Mr. MITCHELL. On page 4 of your statement, you say: "An amortization period that history has demonstrated to be economically unsound."

I wonder if you would outline just what you mean by saying that "history has demonstrated."

Mr. BLISS. We have two elements which affect the collateral of a mortgage: One is depreciation and the other is the fluctuation in the value of the dollar. It is rather generally agreed that 50 years is the useful life of a well constructed building in this country. That calls for a depreciation at the rate of 2 percent per annum to wipe out the investment within a 50-year period, so that a prudent lender would require that the unpaid balance on the indebtedness would at all times equal or exceed the depreciated value of the property.

Mr. MITCHELL. You have no opposition to a 50-year mortgage, then, a 50-year amortization period?
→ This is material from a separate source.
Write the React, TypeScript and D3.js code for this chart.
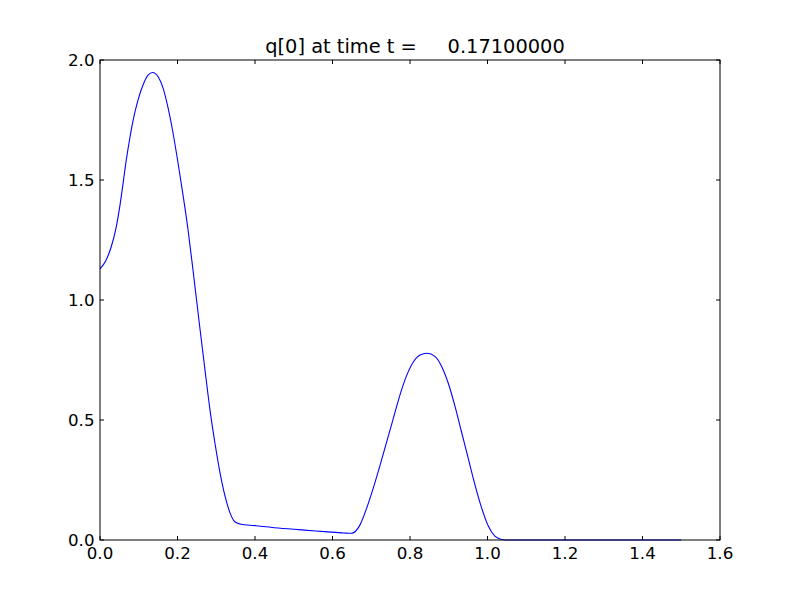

Mr. BLISS. I think that 50 years is too hazardous a period for a safe investment, and the second element that enters into that is the changing value of the dollar over such a period of time. We have had enough experience with that in the period from 1900 to 1950 to recognize that $100,000 or $10,000 invested in a piece of property may find that property worth $5,000 at one period of the cycle and $15,000 at another period of the cycle, so that within a 50-year period, let alone a 63-year period, on the basis of history, there would certainly be times when the value of the collateral was less than the unpaid balance of the debt; from that cause alone, let alone the element of depreciation.

Mr. MITCHELL. Thank you, Mr. Chairman.

Mr. MULTER. May I take up that same point for a moment, Mr. Chairman.

The CHAIRMAN. Go ahead.

Mr. MULTER. You say in the second part of your statement that it is imprudent to make loans that would run for longer than 20 to 25 years. Do any of your associations make loans that run as long as 25 years?

Mr. BLISS. Yes, sir.

Mr. MULTER. Many of them do?

Mr. BLISS. Yes, sir, particularly in the case of the GI loans under the Veterans Servicemen's Readjustment Act.

Mr. MULTER. Other than those loans, do any of your members make loans to run 25 years?

Mr. BLISS. I may say this: Having a reasonable regard for their responsibility to their savings investors, they do not like to go and do not feel that the hazards of depreciation and change in the dollar warrant going beyond 20 years. They have in some localities, and with a reasonable care in the selection of the collateral, gone up to as much as 25 years.

Mr. MULTER. With the same consideration in mind, your associations would not have made GI loans for 25 years except for Government guaranties.

Mr. BLISS. There are two elements that enter into the making of GI loans. Our organization participated in the preparation of the Servicemen's Readjustment Act. We were requested by the American Legion to help devise a plan upon which a home-financing program for returning veterans could be developed. Our associations have felt some responsibility to carry out their program which they helped shape, and they have participated in the making of the veterans' loans at lower interest rates and at longer terms on a belief that that was a reasonable contribution toward readjustment of servicemen into the civilian life.